Pilkada tanpa Incumbent boleh dikata angin segar bagi para kontestan. Sebab, hadirnya petahana dianggap cukup mempengaruhi medan politiik karena cukup mudah memainkan perannya untuk berkomunikasi ke seluruh lapisan masyarakat dan berpotensi menjadi lawan yang cukup berat. Pilkada tanpa calon petahana inilah yang menjadi kemungkinan sebab para bakal calon bermunculan dari segala arah.
Kesempatan ini menjadi peluang besar bagi para calon untuk beradu kekuatan politik. Sebanyak 8 Partai politik yang melenggang ke kursi parlemen Bombana pun memaksimalkan survey untuk menentukan siapa dan bagaimana kriteria para kontestan untuk diusung atau pun didukung pada kontestasi Pilkada kali ini.
Para pendatang baru pula akan memanfaatkan kesempatan itu sebaik mungkin untuk setidaknya meloloskan diri sebagai calon tetap dan berjuang mati-matian menjadi pemenang di Pilkada Bombana. Mereka pun memiliki titik keunggulan dan kelemahan masing-masing, dan hanya perlu memperkuat kuku dan memenuhi kriteria untuk bisa tampil bertarung di Pilkada Bombana.
Kembali ke pembahasan terkait Incumbent, dikutip dari media Tirto.id, istilah kata Incumbent ternyata memiliki arti yang bervariasi, yakni pada sisi bisnis maupun politik.

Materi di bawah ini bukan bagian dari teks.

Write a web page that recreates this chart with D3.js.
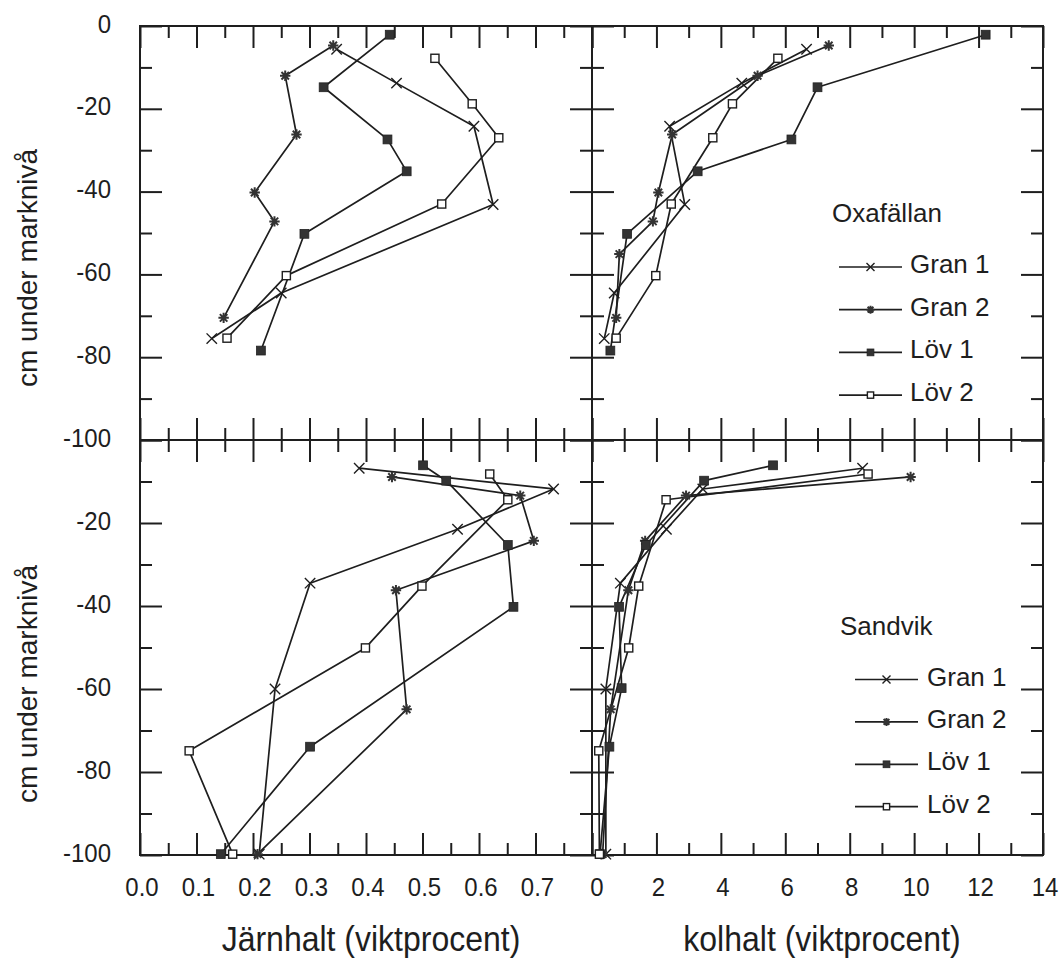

Pada segi bisnis, istilah ini didefinisikan sebagai kemampuan perusahaan yang sudah maju untuk secara dinamis mengubah usia, ukuran, dan tradisi menjadi keunggulan utama kekuatan pasar, hubungan terpercaya dan wawasan mendalam.
Adapun dalam konteks Pilkada, sosok yang disebut sebagai petahana atau incumbent adalah kepala daerah seperti bupati, wali kota, ataupun gubernur yang sedang menjabat ikut dalam pemilihan dan bersaing dengan kandidat lain agar kembali terpilih.
Selain itu, dikutip dari situs rumahpemilu.org, incumbent juga sudah membangun relasi politik lebih awal ke berbagai organisasi maupun masyarakat selama berkuasa. Maka dari itu, jika diakumulasi, maka petahana memiliki modal politik lebih unggul dibandingkan kandidat lainya. Indonesia baru mengenal incumbent dalam konteks Pilkada mulai 2010. Landasan hukumnya adalah Pasal 70 ayat 3 Undang-Undang Nomor 10 Tahun 2016. Isinya menyebutkan bahwa gubernur dan wakil gubernur, bupati dan wakil bupati, wali kota dan wakil wali kota yang mencalonkan kembali pada daerah yang sama tidak harus mundur dari jabatannya.
Mereka hanya perlu cuti dalam masa kampanye dan dilarang menggunakan fasilitas yang terkait dengan jabatannya. Meskipun banyak kritikan karena dianggap bias demokratis, tetapi pola Pilkada dan Pilpres di Indonesia masih menganut incumbent.